Here is where you make your first mistake. How about "Palin says"?
Gingrich said it. Likely, Palin said it as well, but my evidence is against Gingrich. That is amazing enough for me, considering how Republican Obama already is. My God, he's to the right of Richard Nixon on most issues!!! To say nothing of Eisenhower.
Truly, this entire nation, complete with its parties, has drifted horribly to the right in the last 50 years. That is what (retiring Supreme) Stevens has noted. A Republican, promoted to the bench by Republican President Ford, he is now the LIBERAL on the court. That should tell us something, if nothing else does.
"The committee report states that if the Social Security tax applied to all income instead of just the first $106,000, as things stand now, then Social Security would be completely funded at least through 2075."
So why can't the idiots in Congress get a clue? Or is that why they're idiots? Because they're incapable of getting a clue?
Or because they're all making more than $106,000?
If S.S. is fully funded then there will be no way for the corps to scare the hell out of us in hopes that we'll put our money in privatized accounts.
Do you ever hear of defense contractors wailing about the unfunded liabilities of the military? They don't care about that because they already have their hands in that money pot all the way up to their elbows.
My local paper said a 1.1 percent increase in contributions from employer/employee would completely fund S.S. at a 103 percent fully funded rate until 2075.
A $500 wage would cost both me and my employer and extra $5.50 each per week. If my employer can't come up with that small amount per week per employee then that company will soon be filing bankruptcy papers.
The reason the corps. want to privatize S.S. is to get their greedy little hands on a mountain of cash so that they can, wait for it, wait for it, invest it in Goldman Sachs because, wait for it, wait for it, the gov't is incompetent.
Actually Lindorff's idea is the best one. It doesn't cost me, my employer or those that are self-employed.
How about a Robin Hood Tax of say 25%? How much coin would that generate a year? I came up with a figure, but I'm not sure my math is correct.
I'll join you and Mr. Lindorff in the screamfest Bliss Doubt. The solutions are so simple and are SO right in front of us.
So what if it's an entitlement? Aren't all working and poor people entitled to a comfortable retirement, especially if they paid into the system?
Yes, just take the damn cap off of it. I have been yelling that to my legislature for decades now.
I suppost the top 1% get a sense of grandeur by crushing the lower 99%.
SS tax rate is 6.2% each for employer and employee. For the self-employed it is 12.4% (Medicare is separate and already has no $106,800 taxable limit).
But there is a much bigger loophole that, combined with eliminating the $106,800 cap, would not only keep SS solvent but would produce sufficient additional income to fully fund single-payer health insurance for all Americans - eliminating the 100% exemption on "unearned income" - income derived from interest, rents, profit, etc.

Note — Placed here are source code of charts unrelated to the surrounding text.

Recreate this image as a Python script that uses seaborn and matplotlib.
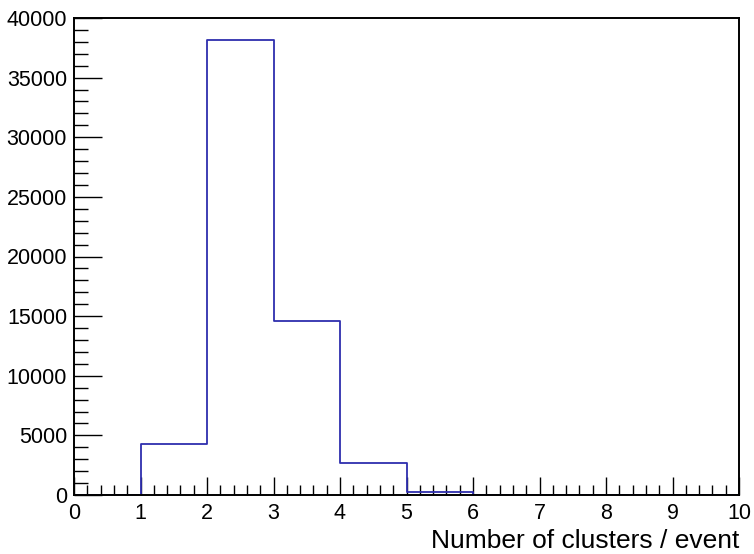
import numpy as np
import pandas as pd
import seaborn as sns
import matplotlib.pyplot as plt
from matplotlib.ticker import MultipleLocator

# histogram contents (one bin per integer cluster count)
bin_edges = [0, 1, 2, 3, 4, 5, 6, 7, 8, 9, 10]
bin_centers = [0.5, 1.5, 2.5, 3.5, 4.5, 5.5, 6.5, 7.5, 8.5, 9.5]
counts = [0, 4280, 38180, 14620, 2650, 260, 0, 0, 0, 0]

x_ticks = [0, 1, 2, 3, 4, 5, 6, 7, 8, 9, 10]
y_ticks = [0, 5000, 10000, 15000, 20000, 25000, 30000, 35000, 40000]

sns.set_style("ticks")
plt.rcParams['font.family'] = ['Liberation Sans', 'DejaVu Sans']

df = pd.DataFrame({"nclus": bin_centers, "w": counts})

fig = plt.figure(figsize=(7.54, 5.54), dpi=100)
ax = fig.add_axes([74 / 754, 59 / 554, 665 / 754, 477 / 554])

sns.histplot(data=df, x="nclus", weights="w", bins=bin_edges,
             element="step", fill=False, color="#2e2eae", linewidth=1.3,
             zorder=1, ax=ax)

ax.set_xlim(0, 10)
ax.set_ylim(0, 40000)
ax.set_xticks(x_ticks)
ax.set_yticks(y_ticks)
ax.xaxis.set_minor_locator(MultipleLocator(0.2))
ax.yaxis.set_minor_locator(MultipleLocator(1000))

ax.tick_params(axis="both", which="both", direction="in", colors="black",
               labelsize=15.5, width=1.0, top=False, right=False)
ax.tick_params(axis="x", which="major", length=13, pad=6)
ax.tick_params(axis="x", which="minor", length=7)
ax.tick_params(axis="y", which="major", length=20, pad=5)
ax.tick_params(axis="y", which="minor", length=10)

for s in ax.spines.values():
    s.set_visible(True)
    s.set_color("black")
    s.set_linewidth(1.4)
    s.set_zorder(3)

ax.set_ylabel("")
ax.set_xlabel("Number of clusters / event", fontsize=19, color="black",
              loc="right", labelpad=3)
ax.grid(False)

fig.savefig("out.png", dpi=100)
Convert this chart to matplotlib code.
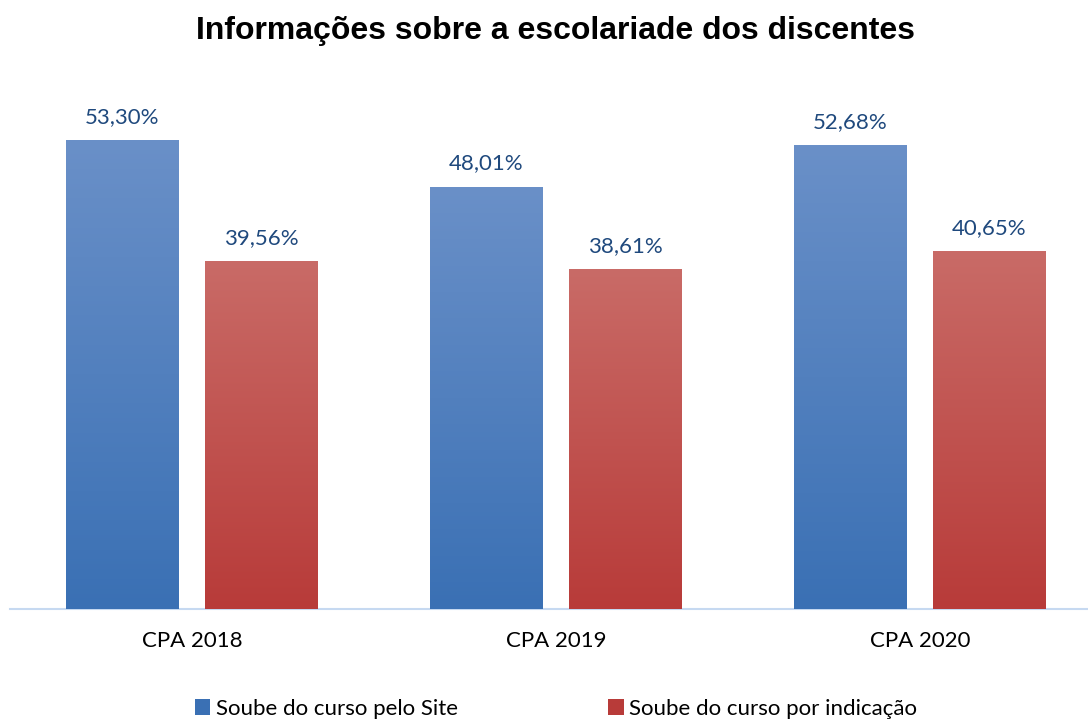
import numpy as np
import matplotlib
matplotlib.use("Agg")
import matplotlib.pyplot as plt
from matplotlib.colors import LinearSegmentedColormap
from matplotlib.patches import Patch

# chart data
categories = ["CPA 2018", "CPA 2019", "CPA 2020"]
site_values = [53.30, 48.01, 52.68]
indicacao_values = [39.56, 38.61, 40.65]
series_names = ["Soube do curso pelo Site", "Soube do curso por indicação"]

blue_top, blue_bottom = "#6a90c8", "#3a70b4"
red_top, red_bottom = "#c96b67", "#b83b39"

plt.rcParams['font.family'] = ['Lato', 'DejaVu Sans']

fig = plt.figure(figsize=(10.88, 7.22), dpi=100)
ax = fig.add_axes([10 / 1088, 1 - 609 / 722, 1078 / 1088, 528 / 722])

x = np.arange(len(categories))
width = 0.31
offset = 0.191

bars_site = ax.bar(x - offset, site_values, width, color=blue_bottom, zorder=2)
bars_ind = ax.bar(x + offset, indicacao_values, width, color=red_bottom, zorder=2)


def gradient_fill(bars, top, bottom):
    cmap = LinearSegmentedColormap.from_list("g", [bottom, top])
    grad = np.linspace(0, 1, 256).reshape(-1, 1)
    for b in bars:
        x0, y0 = b.get_x(), b.get_y()
        w, h = b.get_width(), b.get_height()
        im = ax.imshow(grad, cmap=cmap, origin="lower", aspect="auto",
                       extent=[x0, x0 + w, y0, y0 + h], zorder=3)
        im.set_clip_path(b)


gradient_fill(bars_site, blue_top, blue_bottom)
gradient_fill(bars_ind, red_top, red_bottom)

for bars, vals in [(bars_site, site_values), (bars_ind, indicacao_values)]:
    for b, v in zip(bars, vals):
        ax.text(b.get_x() + b.get_width() / 2, v + 1.5,
                f"{v:.2f}%".replace(".", ","), ha="center", va="bottom",
                fontsize=16, color="#1f497d")

ax.set_xlim(-0.5, 2.4615)
ax.set_ylim(0, 60)
ax.set_xticks(x)
ax.set_xticklabels(categories, fontsize=16)
ax.tick_params(axis="x", length=0, pad=16)
ax.set_yticks([])
for s in ["top", "right", "left"]:
    ax.spines[s].set_visible(False)
ax.spines["bottom"].set_color("#c6d9f1")
ax.spines["bottom"].set_linewidth(1.5)

fig.text(556 / 1088, 1 - 31 / 722, "Informações sobre a escolariade dos discentes",
         ha="center", va="center", fontsize=23, fontweight="bold",
         family=["Liberation Sans", "DejaVu Sans"])

handles = [Patch(facecolor=blue_bottom, label=series_names[0]),
           Patch(facecolor=red_bottom, label=series_names[1])]
fig.legend(handles=handles, loc="center", bbox_to_anchor=(556 / 1088, 1 - 709 / 722),
           ncol=2, frameon=False, fontsize=16, handlelength=0.7, handleheight=0.7,
           handletextpad=0.25, columnspacing=6.75)

fig.savefig("out.png", dpi=100)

One thing that is not mentioned is that the federal government owes Social Security 2.5 trillion dollars that it misappropriated. That money, along with normal revenues, should keep the program solvent for sometime. I personally don't believe SS is a good retirement system. The U.S. federal government is not a bank, and I think Paul O'neil had a good ideal when he suggested that an annuity system would be a means to replace SS. He suggested opening a $24,000 annunity for every citizen born in the U.S. This would actually save money. A pay as you go system is unfair. I knew a man who died at 66 and received 6 SS payments. All that money he paid into the system, and neither he nor his family saw a fraction of what he put in. I think inheritable accounts that can be built up over a lifetime, such as what O'Neil suggests, but which are put into very safe investments, perhaps special guaranteed municipal and/or state bonds. That retirement money that our government pissed away could have been put to good use in rebuilding our state and local infrastructures.